### DATA LINES

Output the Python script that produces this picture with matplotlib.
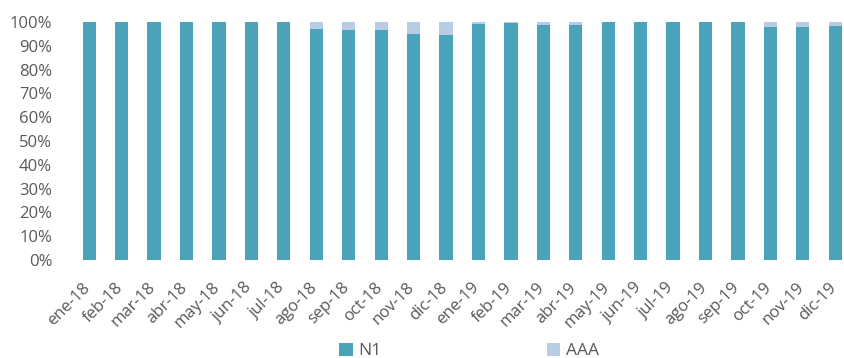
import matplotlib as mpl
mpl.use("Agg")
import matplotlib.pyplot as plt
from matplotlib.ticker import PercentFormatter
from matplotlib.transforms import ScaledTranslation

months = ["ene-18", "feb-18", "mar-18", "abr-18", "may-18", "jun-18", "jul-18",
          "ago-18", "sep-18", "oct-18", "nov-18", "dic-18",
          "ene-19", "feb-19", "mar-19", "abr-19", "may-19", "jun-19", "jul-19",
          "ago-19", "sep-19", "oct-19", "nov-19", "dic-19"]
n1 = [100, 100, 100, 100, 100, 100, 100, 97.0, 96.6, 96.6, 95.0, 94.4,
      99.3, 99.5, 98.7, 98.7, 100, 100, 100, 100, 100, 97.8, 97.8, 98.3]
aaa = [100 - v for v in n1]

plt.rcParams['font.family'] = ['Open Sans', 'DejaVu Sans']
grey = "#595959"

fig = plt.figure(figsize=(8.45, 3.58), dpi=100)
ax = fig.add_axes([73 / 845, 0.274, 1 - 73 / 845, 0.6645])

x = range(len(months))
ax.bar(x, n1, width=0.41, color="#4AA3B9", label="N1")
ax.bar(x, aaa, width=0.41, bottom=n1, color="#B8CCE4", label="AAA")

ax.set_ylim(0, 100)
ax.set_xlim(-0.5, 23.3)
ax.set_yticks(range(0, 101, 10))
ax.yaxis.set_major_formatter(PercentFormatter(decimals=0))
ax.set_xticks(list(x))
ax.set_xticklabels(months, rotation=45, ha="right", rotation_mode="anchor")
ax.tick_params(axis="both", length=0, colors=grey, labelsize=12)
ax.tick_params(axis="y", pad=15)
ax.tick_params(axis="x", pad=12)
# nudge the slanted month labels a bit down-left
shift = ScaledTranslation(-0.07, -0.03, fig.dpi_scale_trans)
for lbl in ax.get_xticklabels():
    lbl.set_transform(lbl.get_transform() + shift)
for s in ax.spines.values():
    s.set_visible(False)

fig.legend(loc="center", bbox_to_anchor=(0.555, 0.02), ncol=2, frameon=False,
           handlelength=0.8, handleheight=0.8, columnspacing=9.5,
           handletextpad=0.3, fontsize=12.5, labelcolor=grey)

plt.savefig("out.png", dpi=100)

### WRITTEN TASK
Find the word "matplotlib" and list each line it appears in.

### RESULT OF THIS TASK
Output the Python script that produces this picture with matplotlib.
import matplotlib as mpl
import matplotlib.pyplot as plt
from matplotlib.ticker import PercentFormatter
from matplotlib.transforms import ScaledTranslation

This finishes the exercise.